Material provided:
# # # # # # #

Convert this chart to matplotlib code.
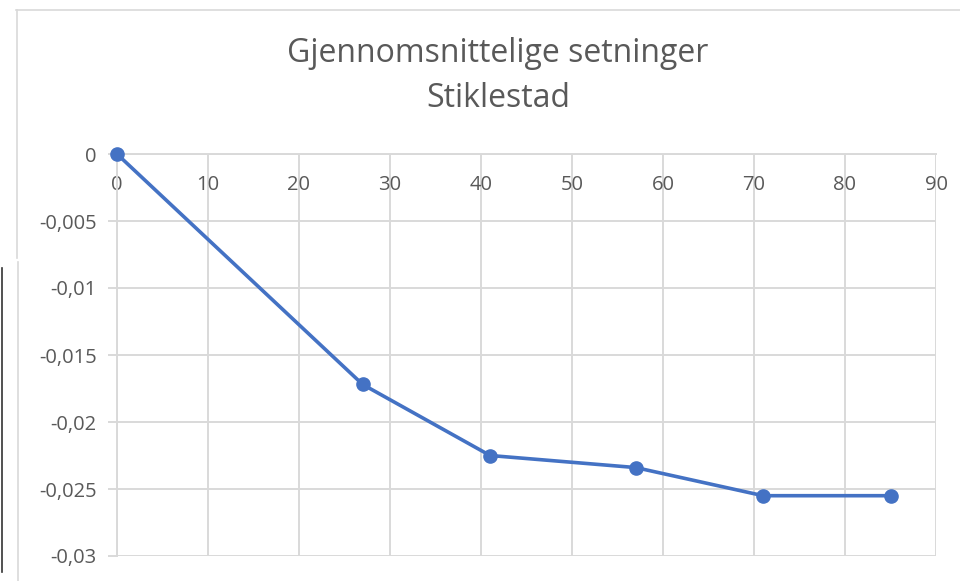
import matplotlib.pyplot as plt
from matplotlib.lines import Line2D
from matplotlib.ticker import FuncFormatter

dager = [0, 27, 41, 57, 71, 85]
setning = [0, -0.0172, -0.0225, -0.0234, -0.0255, -0.0255]
tittel = "Gjennomsnittelige setninger\nStiklestad"

plt.rcParams['font.family'] = ['Open Sans', 'DejaVu Sans']
grey = '#595959'
gridc = '#d9d9d9'

fig = plt.figure(figsize=(9.6, 5.81), dpi=100)
ax = fig.add_axes([117/960, 1 - 556/581, (936 - 117)/960, (556 - 154)/581])

ax.plot(dager, setning, color='#4472C4', lw=2.6, marker='o', ms=9.5, zorder=3,
        solid_capstyle='round', clip_on=False)

ax.set_xlim(0, 90)
ax.set_ylim(-0.03, 0)
ax.set_xticks(range(0, 91, 10))
ax.set_yticks([0, -0.005, -0.01, -0.015, -0.02, -0.025, -0.03])

def komma(v, pos):
    s = ('%g' % v).replace('.', ',')
    return '0' if s in ('-0', '0') else s

ax.yaxis.set_major_formatter(FuncFormatter(komma))
ax.grid(True, color=gridc, lw=1.4, zorder=0)
for s in ax.spines.values():
    s.set_visible(False)
ax.spines['bottom'].set_visible(True)
ax.spines['bottom'].set_position(('data', 0))
ax.spines['bottom'].set_color(gridc)
ax.spines['bottom'].set_linewidth(1.4)
ax.spines['left'].set_visible(True)
ax.spines['left'].set_color(gridc)
ax.spines['left'].set_linewidth(1.4)

ax.tick_params(axis='x', length=0, pad=15, labelsize=14.5, labelcolor=grey)
ax.tick_params(axis='y', length=6.5, width=1.4, color=gridc, pad=8,
               labelsize=14.5, labelcolor=grey)

fig.text(498/960, 1 - 76/581, tittel, ha='center', va='center', fontsize=23,
         color=grey, linespacing=1.45)

# chart border pieces visible in the screenshot
fig.add_artist(Line2D([16/960, 1], [1 - 10/581] * 2, color=gridc, lw=1.2))
fig.add_artist(Line2D([17/960] * 2, [1 - 10/581, 1 - 258/581], color=gridc, lw=1.2))
fig.add_artist(Line2D([18/960] * 2, [1 - 262/581, 0], color=gridc, lw=1.2))
fig.add_artist(Line2D([1.5/960] * 2, [1 - 268/581, 1 - 572/581], color='#333333', lw=1.2))

fig.savefig('out.png', dpi=100)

# # # # # # #

Problem description:
Restate, line by line and word for word, everything from the top of the material through the line that contains "solid_capstyle='round', clip_on=False)". Leave pictures out.

Reply to the task:
Convert this chart to matplotlib code.
import matplotlib.pyplot as plt
from matplotlib.lines import Line2D
from matplotlib.ticker import FuncFormatter

dager = [0, 27, 41, 57, 71, 85]
setning = [0, -0.0172, -0.0225, -0.0234, -0.0255, -0.0255]
tittel = "Gjennomsnittelige setninger\nStiklestad"

plt.rcParams['font.family'] = ['Open Sans', 'DejaVu Sans']
grey = '#595959'
gridc = '#d9d9d9'

fig = plt.figure(figsize=(9.6, 5.81), dpi=100)
ax = fig.add_axes([117/960, 1 - 556/581, (936 - 117)/960, (556 - 154)/581])

ax.plot(dager, setning, color='#4472C4', lw=2.6, marker='o', ms=9.5, zorder=3,
        solid_capstyle='round', clip_on=False)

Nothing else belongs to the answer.